Ciertamente, en las sociedades estratificadas el lujo ha servido como un marcador social. Como un elemento para reafirmar el estatus y, también, para enfatizar de manera grosera las diferencias sociales, así como para poner en evidencia la pertenencia social. La ostentación y la exhibición son dos elementos fundamentales para hacer evidente el lujo y todo lo que implica, material y simbólicamente. A través de él puede indicarse la posición social y se pueden establecer diferencias entre quienes tienen la capacidad de adquirir objetos de lujo y quienes no la tienen. El clasismo en su máxima expresión.

En esa ineludible obra titulada Teoría de la clase ociosa, el sociólogo y economista Thorstein Veblen especificó que el consumo conspicuo era, entre otras cosas, el medio más importante para conseguir y mantener una buena reputación.

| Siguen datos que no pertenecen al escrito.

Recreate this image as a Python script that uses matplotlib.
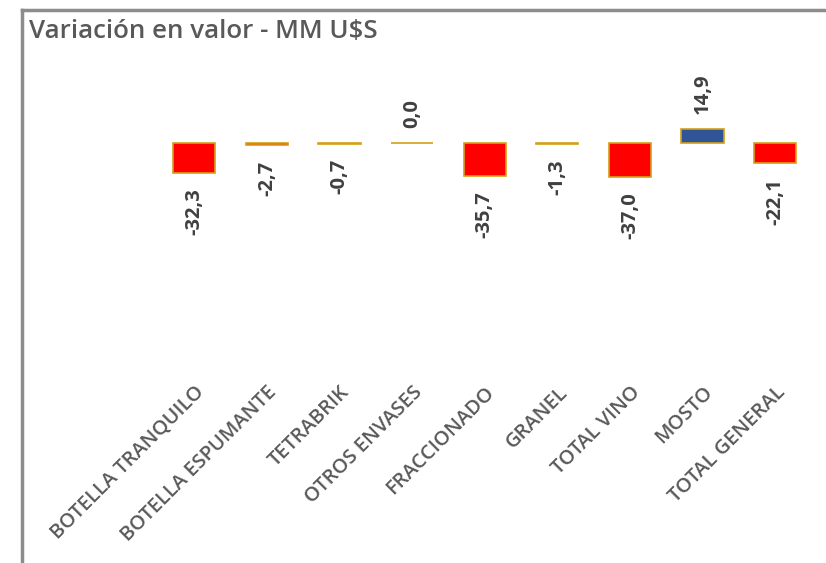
import matplotlib.pyplot as plt
from matplotlib.lines import Line2D

# datos
categorias = ["BOTELLA TRANQUILO", "BOTELLA ESPUMANTE", "TETRABRIK", "OTROS ENVASES",
              "FRACCIONADO", "GRANEL", "TOTAL VINO", "MOSTO", "TOTAL GENERAL"]
valores = [-32.3, -2.7, -0.7, 0.0, -35.7, -1.3, -37.0, 14.9, -22.1]
etiquetas = ["-32,3", "-2,7", "-0,7", "0,0", "-35,7", "-1,3", "-37,0", "14,9", "-22,1"]

W, H = 826, 563
fig = plt.figure(figsize=(W / 100, H / 100), dpi=100)
plt.rcParams['font.family'] = ['Open Sans', 'DejaVu Sans']

# marco gris
fig.add_artist(Line2D([22 / W, 22 / W], [0, 1 - 10 / H], transform=fig.transFigure,
                      color='#8c8c8c', lw=2.5))
fig.add_artist(Line2D([22 / W, 1], [1 - 10 / H, 1 - 10 / H], transform=fig.transFigure,
                      color='#8c8c8c', lw=2.5))

fig.text(29 / W, 1 - 32 / H, "Variación en valor - MM U$S", fontsize=18.6,
         fontweight='semibold', color='#595959', va='center', ha='left')

# ejes
x0, x1 = 158, 811.4
y0, y1 = 60, 377
zero = 143
esc = 0.92  # px por unidad
ax = fig.add_axes([x0 / W, 1 - y1 / H, (x1 - x0) / W, (y1 - y0) / H])
ax.set_ylim(-(y1 - zero) / esc, (zero - y0) / esc)
ax.set_xlim(-0.5, len(categorias) - 0.5)

pos = list(range(len(categorias)))
colores = ['#2F5597' if v > 0 else '#FF0000' for v in valores]
ax.bar(pos, valores, width=0.58, color=colores, edgecolor='#D4A017', linewidth=1.2)

for i, (v, t) in enumerate(zip(valores, etiquetas)):
    if v >= 0:
        ax.annotate(t, (i, v), xytext=(0, 11), textcoords='offset points', rotation=90,
                    ha='center', va='bottom', fontsize=14.5, fontweight='bold', color='#404040')
    else:
        ax.annotate(t, (i, v), xytext=(0, -11), textcoords='offset points', rotation=90,
                    ha='center', va='top', fontsize=14.5, fontweight='bold', color='#404040')

ax.set_xticks(pos)
ax.set_xticklabels(categorias, rotation=45, ha='right', rotation_mode='anchor',
                   fontsize=14.5, color='#595959', fontweight='semibold')
ax.tick_params(axis='x', length=0, pad=4)
ax.set_yticks([])
for s in ax.spines.values():
    s.set_visible(False)

plt.savefig("out.png", dpi=100)
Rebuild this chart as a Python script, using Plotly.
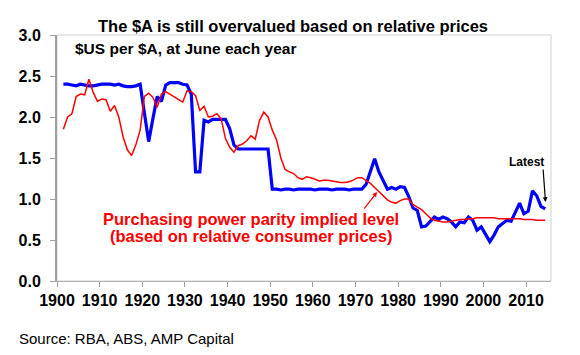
import plotly.graph_objects as go

years = list(range(1901, 2015))

aud_usd = [
    2.40, 2.40, 2.39, 2.38, 2.40, 2.39, 2.38, 2.38, 2.39, 2.40,  # 1901-1910
    2.40, 2.40, 2.39, 2.40, 2.38, 2.37, 2.37, 2.38, 2.40, 2.05,  # 1911-1920
    1.70, 1.98, 2.25, 2.19, 2.39, 2.42, 2.42, 2.42, 2.40, 2.39,  # 1921-1930
    2.28, 1.33, 1.33, 1.96, 1.94, 1.97, 1.97, 1.97, 1.97, 1.86,  # 1931-1940
    1.66, 1.61, 1.61, 1.61, 1.61, 1.61, 1.61, 1.61, 1.61, 1.12,  # 1941-1950
    1.12, 1.11, 1.12, 1.12, 1.11, 1.12, 1.12, 1.12, 1.12, 1.11,  # 1951-1960
    1.12, 1.12, 1.12, 1.11, 1.12, 1.12, 1.12, 1.11, 1.12, 1.12,  # 1961-1970
    1.12, 1.18, 1.33, 1.49, 1.33, 1.22, 1.12, 1.14, 1.12, 1.15,  # 1971-1980
    1.14, 1.03, 0.89, 0.86, 0.66, 0.67, 0.72, 0.78, 0.75, 0.78,  # 1981-1990
    0.76, 0.72, 0.66, 0.72, 0.71, 0.78, 0.74, 0.62, 0.66, 0.57,  # 1991-2000
    0.48, 0.56, 0.66, 0.70, 0.74, 0.73, 0.84, 0.95, 0.82, 0.85,  # 2001-2010
    1.10, 1.04, 0.91, 0.88,                                      # 2011-2014
]

ppp_level = [
    1.85, 2.00, 2.04, 2.25, 2.28, 2.27, 2.46, 2.30, 2.19, 2.22,  # 1901-1910
    2.21, 2.07, 2.14, 2.00, 1.76, 1.60, 1.53, 1.66, 1.84, 2.25,  # 1911-1920
    2.29, 2.24, 2.12, 2.28, 2.31, 2.28, 2.25, 2.22, 2.18, 2.32,  # 1921-1930
    2.31, 2.26, 2.08, 2.13, 2.00, 2.01, 2.04, 1.98, 1.74, 1.63,  # 1931-1940
    1.57, 1.65, 1.67, 1.71, 1.77, 1.73, 1.96, 2.06, 2.00, 1.84,  # 1941-1950
    1.72, 1.50, 1.36, 1.33, 1.31, 1.26, 1.24, 1.27, 1.26, 1.24,  # 1951-1960
    1.22, 1.23, 1.23, 1.22, 1.21, 1.20, 1.20, 1.21, 1.23, 1.26,  # 1961-1970
    1.26, 1.23, 1.19, 1.14, 1.09, 1.04, 0.99, 0.96, 0.95, 0.98,  # 1971-1980
    1.00, 1.00, 0.93, 0.90, 0.87, 0.82, 0.77, 0.74, 0.73, 0.72,  # 1981-1990
    0.72, 0.73, 0.74, 0.75, 0.75, 0.76, 0.76, 0.77, 0.77, 0.77,  # 1991-2000
    0.77, 0.77, 0.76, 0.76, 0.76, 0.76, 0.76, 0.76, 0.75, 0.75,  # 2001-2010
    0.75, 0.74, 0.74, 0.74,                                      # 2011-2014
]

y_ticks = [0.0, 0.5, 1.0, 1.5, 2.0, 2.5, 3.0]

dates = [f"{y}-06-30" for y in years]

FONT = "Liberation Sans, Arial, Helvetica, sans-serif"

fig = go.Figure()
fig.add_trace(go.Scatter(x=dates, y=aud_usd, mode="lines",
                         line=dict(color="#0000FF", width=3.2), name="$A"))
fig.add_trace(go.Scatter(x=dates, y=ppp_level, mode="lines",
                         line=dict(color="#FF0000", width=1.5), name="PPP"))

fig.update_layout(
    width=580, height=355,
    margin=dict(l=57, r=29, t=35, b=74),
    paper_bgcolor="white", plot_bgcolor="white",
    showlegend=False,
    font=dict(family=FONT, color="black"),
    xaxis=dict(
        type="date",
        range=["1900-01-01", "2015-11-06"],
        tick0="1900-01-01", dtick="M120", tickformat="%Y",
        ticks="outside", ticklen=5, tickcolor="#a0a0a0", tickwidth=1,
        showline=True, linecolor="#b0b0b0", linewidth=1,
        showgrid=False, zeroline=False,
        tickfont=dict(family=FONT, size=16, color="black", weight="bold"),
    ),
    yaxis=dict(
        range=[0, 3.0],
        tickvals=y_ticks, ticktext=[f"{v:.1f}" for v in y_ticks],
        ticks="outside", ticklen=5, tickcolor="#a0a0a0", tickwidth=1,
        showline=True, linecolor="#a0a0a0", linewidth=2,
        showgrid=False, zeroline=False,
        ticklabelstandoff=6,
        tickfont=dict(family=FONT, size=16, color="black", weight="bold"),
    ),
    shapes=[dict(type="rect", xref="paper", yref="paper", x0=0, x1=1, y0=0, y1=1,
                 line=dict(color="#d0d0d0", width=1), layer="below")],
)

# Title
fig.add_annotation(text="<b>The $A is still overvalued based on relative prices</b>",
                   xref="paper", yref="paper", x=(293 - 57) / 494, y=(281 - 26) / 246,
                   showarrow=False, xanchor="center", yanchor="middle",
                   font=dict(family=FONT, size=16.5, color="black"))
# Subtitle inside plot
fig.add_annotation(text="<b>$US per $A, at June each year</b>",
                   xref="paper", yref="paper", x=(73 - 57) / 494, y=(281 - 48) / 246,
                   showarrow=False, xanchor="left", yanchor="middle",
                   font=dict(family=FONT, size=15.5, color="black"))
# Red PPP label
fig.add_annotation(text="<b>Purchasing power parity implied level</b>",
                   xref="paper", yref="paper", x=(251 - 57) / 494, y=(281 - 219) / 246,
                   showarrow=False, xanchor="center", yanchor="middle",
                   font=dict(family=FONT, size=16.5, color="#FF0000"))
fig.add_annotation(text="<b>(based on relative consumer prices)</b>",
                   xref="paper", yref="paper", x=(251 - 57) / 494, y=(281 - 236) / 246,
                   showarrow=False, xanchor="center", yanchor="middle",
                   font=dict(family=FONT, size=16.5, color="#FF0000"))
# Red arrow
fig.add_annotation(x="1975-01-20", y=1.085, xref="x", yref="y", text="",
                   showarrow=True, arrowhead=2, arrowsize=0.8, arrowwidth=1.2,
                   arrowcolor="#FF0000", ax=-14, ay=18)
# Latest label and arrow
fig.add_annotation(text="<b>Latest</b>", xref="paper", yref="paper",
                   x=(526 - 57) / 494, y=(281 - 162) / 246,
                   showarrow=False, xanchor="center", yanchor="middle",
                   font=dict(family=FONT, size=12, color="black"))
fig.add_annotation(x="2014-07-24", y=0.963, xref="x", yref="y", text="",
                   showarrow=True, arrowhead=2, arrowsize=0.8, arrowwidth=1.2,
                   arrowcolor="black", ax=-2.5, ay=-34)
# Source
fig.add_annotation(text="Source: RBA, ABS, AMP Capital", xref="paper", yref="paper",
                   x=(17 - 57) / 494, y=(281 - 338) / 246,
                   showarrow=False, xanchor="left", yanchor="middle",
                   font=dict(family=FONT, size=15, color="black"))

fig.write_html("out.html")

Asumiendo que el significado de reputación ya no es el mismo, podríamos decir que este tipo de consumo en realidad define una práctica exhibicionista donde mostrar los bienes y servicios adquiridos se ha convertido en algo importante para muchos en nuestros tiempos. El consumo ostentoso, en efecto, deviene forma de diferenciación social.

Mientras las ‘clases altas’ pretenden desmarcarse de las ‘clases inferiores’ a través del consumo ostentoso, estas últimas tienden a imitar a las primeras. Vaya contradicción. Sin embargo, el lujo no sólo opera como estrategia de diferenciación social, sino que se ha convertido en un modo de reafirmar la identidad personal. Las marcas de lujo ofrecen estilos de vida aspiracionales a los consumidores a través de las narrativas que construyen. Y les hacen pensar que el lujo les permite expresar quiénes son o qué aspiran a ser.

Sin embargo, esto plantea una situación paradójica que está para tirarse al suelo de la risa. ¿Cómo se puede aspirar a la singularidad a través de la adquisición de objetos producidos en masa? ¿No es una contradicción buscar la singularidad o la autenticidad tratando de adoptar estilos de vida que están predefinidos por las marcas de lujo? Pobres wannabes que no alcanzan a ver todo lo que esconde el brillo y el glamour, como los sistemas de explotación laboral que hay detrás, pues si de algo carecen es de conciencia, responsabilidad y compromiso sociales.

Y no, el lujo no se ha democratizado por el hecho de ya no dirigirse exclusivamente a las clientelas adineradas acostumbradas. Ampliando sus mercados y modificando sus estrategias comerciales, simplemente ha encontrado la forma de llegar a otros sectores sociales dispuestos a entrar en las lógicas del consumo ostentoso. Ampliando sus mercados, el sistema aspiracional también crece. Pero no se democratiza. Si los objetos de lujo estuviesen al alcance de todas las personas ¿qué razón de ser tendría?

El antropólogo Daniel Miller, de la University College de Londres, realizó una bonita investigación acerca de las compras rutinarias que luego publicó en un libro, bajo el título de Ir de compras: una teoría. Una de sus ideas es que la bibliografía de las ciencias sociales sobre el consumo parece hacer eco a la opinión periodística, con frecuencia, al asumir que son principalmente los ricos quienes son materialistas. Pero ser materialista no tiene que ver, necesariamente, con el poder adquisitivo. Abrir los brazos al consumo ostentoso, tampoco. Sólo hay que cumplir con una condición: tener los bolsillos llenos de dinero y la cabeza llena de estiércol.